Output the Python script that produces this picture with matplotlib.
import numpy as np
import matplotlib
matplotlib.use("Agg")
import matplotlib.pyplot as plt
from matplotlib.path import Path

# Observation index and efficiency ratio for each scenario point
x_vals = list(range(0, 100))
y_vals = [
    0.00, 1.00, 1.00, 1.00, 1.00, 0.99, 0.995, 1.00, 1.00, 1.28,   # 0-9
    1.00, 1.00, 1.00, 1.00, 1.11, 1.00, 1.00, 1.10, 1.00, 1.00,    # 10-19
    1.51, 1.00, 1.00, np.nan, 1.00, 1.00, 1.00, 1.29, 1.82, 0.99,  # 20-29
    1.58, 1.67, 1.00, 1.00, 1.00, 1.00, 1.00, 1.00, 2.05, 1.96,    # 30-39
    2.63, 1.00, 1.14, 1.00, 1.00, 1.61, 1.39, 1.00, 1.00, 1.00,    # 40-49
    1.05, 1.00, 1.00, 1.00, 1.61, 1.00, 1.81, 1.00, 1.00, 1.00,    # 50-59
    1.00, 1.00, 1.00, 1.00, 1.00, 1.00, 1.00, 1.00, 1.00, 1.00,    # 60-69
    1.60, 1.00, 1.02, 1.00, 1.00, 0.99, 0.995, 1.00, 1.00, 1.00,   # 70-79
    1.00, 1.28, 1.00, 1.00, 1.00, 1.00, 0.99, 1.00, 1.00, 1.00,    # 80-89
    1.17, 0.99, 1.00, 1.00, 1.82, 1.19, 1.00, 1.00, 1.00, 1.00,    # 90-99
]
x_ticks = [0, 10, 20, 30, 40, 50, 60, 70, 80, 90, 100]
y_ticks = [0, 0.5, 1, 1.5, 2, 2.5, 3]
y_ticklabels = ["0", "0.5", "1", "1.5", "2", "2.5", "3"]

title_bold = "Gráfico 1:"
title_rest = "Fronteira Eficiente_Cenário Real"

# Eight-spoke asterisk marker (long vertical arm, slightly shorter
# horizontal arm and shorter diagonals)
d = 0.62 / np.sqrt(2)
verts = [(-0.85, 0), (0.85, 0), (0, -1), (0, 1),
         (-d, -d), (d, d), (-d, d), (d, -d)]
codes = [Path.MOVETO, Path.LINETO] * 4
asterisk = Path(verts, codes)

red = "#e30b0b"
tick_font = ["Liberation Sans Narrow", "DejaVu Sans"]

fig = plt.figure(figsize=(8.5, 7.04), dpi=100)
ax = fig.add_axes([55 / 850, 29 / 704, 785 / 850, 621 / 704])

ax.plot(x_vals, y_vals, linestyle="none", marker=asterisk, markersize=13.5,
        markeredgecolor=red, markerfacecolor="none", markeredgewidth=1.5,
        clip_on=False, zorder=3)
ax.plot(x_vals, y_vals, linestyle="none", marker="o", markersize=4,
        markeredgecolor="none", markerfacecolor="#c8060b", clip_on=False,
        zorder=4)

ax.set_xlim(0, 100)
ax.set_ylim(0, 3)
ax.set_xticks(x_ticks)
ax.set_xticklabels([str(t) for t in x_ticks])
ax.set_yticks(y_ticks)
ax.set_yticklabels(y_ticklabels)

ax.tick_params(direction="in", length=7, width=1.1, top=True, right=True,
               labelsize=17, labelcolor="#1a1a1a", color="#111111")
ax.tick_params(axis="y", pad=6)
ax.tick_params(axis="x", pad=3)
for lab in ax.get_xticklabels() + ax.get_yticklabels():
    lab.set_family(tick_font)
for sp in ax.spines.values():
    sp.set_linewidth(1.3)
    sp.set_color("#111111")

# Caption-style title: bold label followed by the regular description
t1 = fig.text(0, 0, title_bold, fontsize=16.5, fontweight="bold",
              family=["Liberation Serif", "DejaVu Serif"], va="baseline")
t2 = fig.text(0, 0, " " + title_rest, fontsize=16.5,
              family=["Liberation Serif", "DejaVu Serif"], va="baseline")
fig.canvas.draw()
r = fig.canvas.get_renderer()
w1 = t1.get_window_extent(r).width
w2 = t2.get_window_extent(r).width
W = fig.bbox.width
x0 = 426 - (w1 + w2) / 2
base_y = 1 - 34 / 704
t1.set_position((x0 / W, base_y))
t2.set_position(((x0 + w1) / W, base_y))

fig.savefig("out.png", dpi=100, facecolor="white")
========
Problem to solve – Word for word, restate all of the data shown above.

The reply –
Output the Python script that produces this picture with matplotlib.
import numpy as np
import matplotlib
matplotlib.use("Agg")
import matplotlib.pyplot as plt
from matplotlib.path import Path

# Observation index and efficiency ratio for each scenario point
x_vals = list(range(0, 100))
y_vals = [
    0.00, 1.00, 1.00, 1.00, 1.00, 0.99, 0.995, 1.00, 1.00, 1.28,   # 0-9
    1.00, 1.00, 1.00, 1.00, 1.11, 1.00, 1.00, 1.10, 1.00, 1.00,    # 10-19
    1.51, 1.00, 1.00, np.nan, 1.00, 1.00, 1.00, 1.29, 1.82, 0.99,  # 20-29
    1.58, 1.67, 1.00, 1.00, 1.00, 1.00, 1.00, 1.00, 2.05, 1.96,    # 30-39
    2.63, 1.00, 1.14, 1.00, 1.00, 1.61, 1.39, 1.00, 1.00, 1.00,    # 40-49
    1.05, 1.00, 1.00, 1.00, 1.61, 1.00, 1.81, 1.00, 1.00, 1.00,    # 50-59
    1.00, 1.00, 1.00, 1.00, 1.00, 1.00, 1.00, 1.00, 1.00, 1.00,    # 60-69
    1.60, 1.00, 1.02, 1.00, 1.00, 0.99, 0.995, 1.00, 1.00, 1.00,   # 70-79
    1.00, 1.28, 1.00, 1.00, 1.00, 1.00, 0.99, 1.00, 1.00, 1.00,    # 80-89
    1.17, 0.99, 1.00, 1.00, 1.82, 1.19, 1.00, 1.00, 1.00, 1.00,    # 90-99
]
x_ticks = [0, 10, 20, 30, 40, 50, 60, 70, 80, 90, 100]
y_ticks = [0, 0.5, 1, 1.5, 2, 2.5, 3]
y_ticklabels = ["0", "0.5", "1", "1.5", "2", "2.5", "3"]

title_bold = "Gráfico 1:"
title_rest = "Fronteira Eficiente_Cenário Real"

# Eight-spoke asterisk marker (long vertical arm, slightly shorter
# horizontal arm and shorter diagonals)
d = 0.62 / np.sqrt(2)
verts = [(-0.85, 0), (0.85, 0), (0, -1), (0, 1),
         (-d, -d), (d, d), (-d, d), (d, -d)]
codes = [Path.MOVETO, Path.LINETO] * 4
asterisk = Path(verts, codes)

red = "#e30b0b"
tick_font = ["Liberation Sans Narrow", "DejaVu Sans"]

fig = plt.figure(figsize=(8.5, 7.04), dpi=100)
ax = fig.add_axes([55 / 850, 29 / 704, 785 / 850, 621 / 704])

ax.plot(x_vals, y_vals, linestyle="none", marker=asterisk, markersize=13.5,
        markeredgecolor=red, markerfacecolor="none", markeredgewidth=1.5,
        clip_on=False, zorder=3)
ax.plot(x_vals, y_vals, linestyle="none", marker="o", markersize=4,
        markeredgecolor="none", markerfacecolor="#c8060b", clip_on=False,
        zorder=4)

ax.set_xlim(0, 100)
ax.set_ylim(0, 3)
ax.set_xticks(x_ticks)
ax.set_xticklabels([str(t) for t in x_ticks])
ax.set_yticks(y_ticks)
ax.set_yticklabels(y_ticklabels)

ax.tick_params(direction="in", length=7, width=1.1, top=True, right=True,
               labelsize=17, labelcolor="#1a1a1a", color="#111111")
ax.tick_params(axis="y", pad=6)
ax.tick_params(axis="x", pad=3)
for lab in ax.get_xticklabels() + ax.get_yticklabels():
    lab.set_family(tick_font)
for sp in ax.spines.values():
    sp.set_linewidth(1.3)
    sp.set_color("#111111")

# Caption-style title: bold label followed by the regular description
t1 = fig.text(0, 0, title_bold, fontsize=16.5, fontweight="bold",
              family=["Liberation Serif", "DejaVu Serif"], va="baseline")
t2 = fig.text(0, 0, " " + title_rest, fontsize=16.5,
              family=["Liberation Serif", "DejaVu Serif"], va="baseline")
fig.canvas.draw()
r = fig.canvas.get_renderer()
w1 = t1.get_window_extent(r).width
w2 = t2.get_window_extent(r).width
W = fig.bbox.width
x0 = 426 - (w1 + w2) / 2
base_y = 1 - 34 / 704
t1.set_position((x0 / W, base_y))
t2.set_position(((x0 + w1) / W, base_y))

fig.savefig("out.png", dpi=100, facecolor="white")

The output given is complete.